Monday, April 12, 2010

Are We Raising "Seattle Nice?"

Gotta love preschoolers.

There I was minding my own business and helping one of the 4yr olds get their coat on, when behind me a scuffle of gigantic preschool proportions is erupting. I would love to say that I was on top of things and knew exactly what was happening, but I didn't. I didn't know who started it or what was going on, except it ended with a pushing match.

"She's not my friend, I don't like her!" said the one. (let's call her Sally)

Now you have to picture the other little girl's face. Crestfallen, she snuggles closer to her mom. The sad doe eyes emerge and tears begin to pool like at the top of a cup that has been filled to the brim. The lip trembles...

"I can see your frustrated" (notice the emotion coaching) I say to Sally. "but we're all friends at preschool and Jane looks really saddened by what you just said"

Sally looks at me like I must be loosing my mind.

"She's not my friend." She repeats because obviously I didn't get it the first time. Then she dismissed me with a flip of the hair and walks out of the class and heads to the playground.

So - no this was not one of my finer Parent Education moments, but I did start thinking about what exactly we're teaching our children when we tell them "we're all friends" or "Look at her face, she looks really sad about what you just said"

Are we somehow creating what everyone has come to call SEATTLE NICE.

On the East Coast would Sally have been guided into softer language or would someone have just said "I don't blame you, if someone grabbed my stuff and then pushed me they wouldn't be my friend either."

Is it okay for preschoolers to not be friends? and if so, how do we deal with that in the classroom?

What does it teach someone when you ask them to be friends with someone else who has offended them somehow and what does that say to the offender?

If I had it to do over again (and believe me I have this is an almost everyday occurrence in preschool) I would tell Sally.

"I see you're frustrated. She wasn't acting much like a friend should act, what would you like to say to her and what would you like to see happen to solve this problem?" (or something like that)

Something that showed Sally I understood and accepted her right not to befriend someone who hurt her. Something that encouraged her to express her feelings, but also guided her to look for solutions.

We can't always be friends, and I wouldn't want my children to be friends with people who have hurt or offended them.

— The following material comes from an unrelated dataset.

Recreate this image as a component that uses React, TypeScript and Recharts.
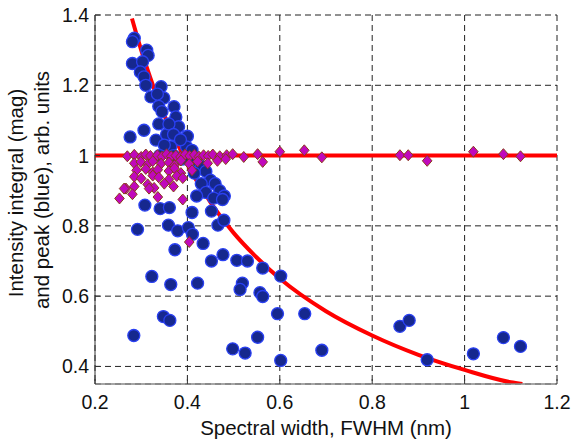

In Seattle I think we are raised not to offend anyone, we learn early how to say the right things and bite our tongues. On the other hand, that could be just me. Anyway I've learned a lot from preschoolers and one of the things is that you get to choose who you want to spend time with, that sometimes you get to voice your opinions and not worry about how it affects those around you. That there is power in truth and in listening to it. I find it funny that the people I most admire are those "frank" east coast types. I try to borrow a little directness whenever I can and as an adult, I don't make a habit of having friends who are harmful to me.

If that is what we want for our children - how do we go about it without creating a classroom of non-friends?

Today's Parenting Lesson: Well, hopefully some will come in the comments. But for my part, I say. Listen. When your children express how they feel and have made a decision about someone, feel free to ask questions, have conversations, help them find mutually respectful solutions, and then be prepared to except it. Know that preschool alliances change quicker than those on Survivor and that very rarely is anyone ever voted off the island.  As parents we get the wonderful opportunity to help guide them in problem solving and teach negotiation skills that can last a lifetime. Children are expressing themselves in their flexibility and trying on what works for them. Preschool is the perfect time to experiment with what it means to be a friend and what it means to have one.

Today's Life Lesson: Take a look around. Whom do you have around you and what do you HONESTLY think about them. If the greatness of being young is you get to speak your mind and you can walk away from those who hurt you - why can't we as adults do the same thing. Friends should be chosen because together you add more to each other then you would have apart. If something feels wrong - address it, or look them in the eye say "You're not my friend" fling your hair back and walk with confidence out to the playground.


  1. Hi Cesily,

    I believe that when we listen to and validate a child's feelings we are helping them listen to their "gut". Teaching kids to listen to their "gut" is a gift and will serve them well throughout life.

    We can often get so worried about offending the "offending" child/parent that we can easily dismiss the "offended" child's experience (because we find it uncomfortable to do so).

    Kids don't have to like and befriend all other kids. Of course that's okay! They need to know that they have the right to like who they like. However, what we do need to teach them around this issue is respect. Even though you don't like someone, you still have to be respectful and polite. I think this is how you don't create a classroom full of "non-friends". You don't have to be friends, but you do need to respect each other's differences and allow room for other personalities. So long as no one gets hurt! :)

    (Malcolm's mom @ Meadowbrook 3-5's)

  2. Thanks for an interesting article, Cecily.

    You touch on some important points, such as being honest and direct if we are going to be true to ourselves and have authentic relationships.

    As a parent, two of the many things I want to foster in my kids are resilience and the ability to assert themselves. If we worry too much about not offending people or about "everyone being friends," we risk not allowing our kids to express feelings or stand up for themselves. I think it's important to let them know it is okay if they don't want to be friends with someone and that they can do this in respectful ways.